First Glance provides nine programs, including a night for teen mothers (which “guides teen and young mothers through parenting classes while encouraging independence and self-sufficiency”), Man Up (which “allows volunteers to encourage the young men of our community to be men of character”), Ladies’ Night Out (which “guides teen girls through tough issues such as relationships, gossip, sex, and self worth”) and the free-for-all Rec Night.

“There’s not a ton to do for teenagers in Kenmore,” Beck says. She wears thick-rimmed glasses, Converse sneakers and tight-fitting jeans, not unlike a hiply dressed teenager. She says that the staff and volunteers encourage the potential they see in each of the teens.

“The students we work with are never projects to us. We see them as our family. They become our family; we become theirs.”

The family aspect seems accurate. Walking into the center, I was hugged by a jovial high school kid named Christian whom I’d never met before. Many of the current volunteers attended the center regularly as teenagers and wanted to stay involved with the program after graduating high school. Of the 90 volunteers, 43 currently live in the neighborhood. Some of them have recently moved in to be part of the community. Beck has shown up to her students’ sporting events, plays, graduations and baby showers. She taught one girl how to drive in the parking lot of the abandoned Rolling Acres mall.

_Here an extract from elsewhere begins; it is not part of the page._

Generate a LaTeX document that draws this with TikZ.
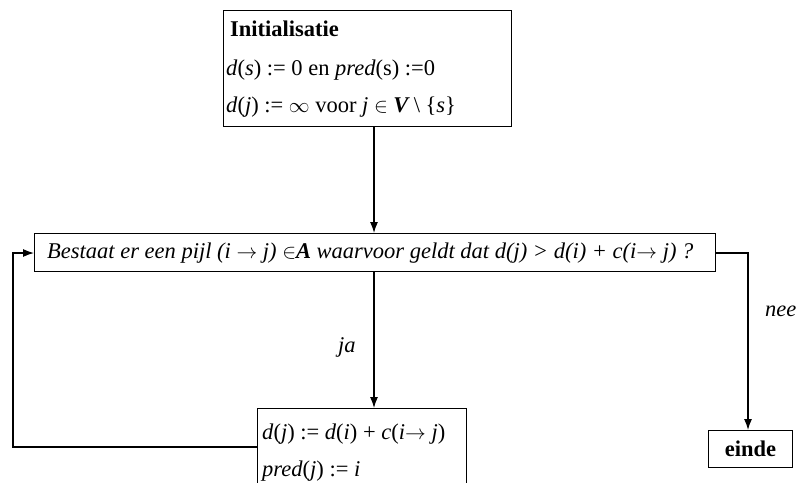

Seventeen year-old Jon Marshall, one of the center’s lovable troublemakers, informs me that he’s two months away from being considered a “student leader.” He tells me that the center helps him with his anger issues, and that the place is “pretty dope.” Kids do windmill dunks on hoops barely six feet high in the low-ceilinged basketball court room we’re standing in. One boy continually throws a soccer ball as close to our faces as possible without actually hitting our faces. Another kid hands me his hat while he playfully punches his brother’s arm. Not one person in the room seems mean-spirited. When the event ends at nine, the teens stream out onto the Boulevard and saunter home in noisy cliques, and I find myself wishing, for a moment, that I’d grown up near a place like this.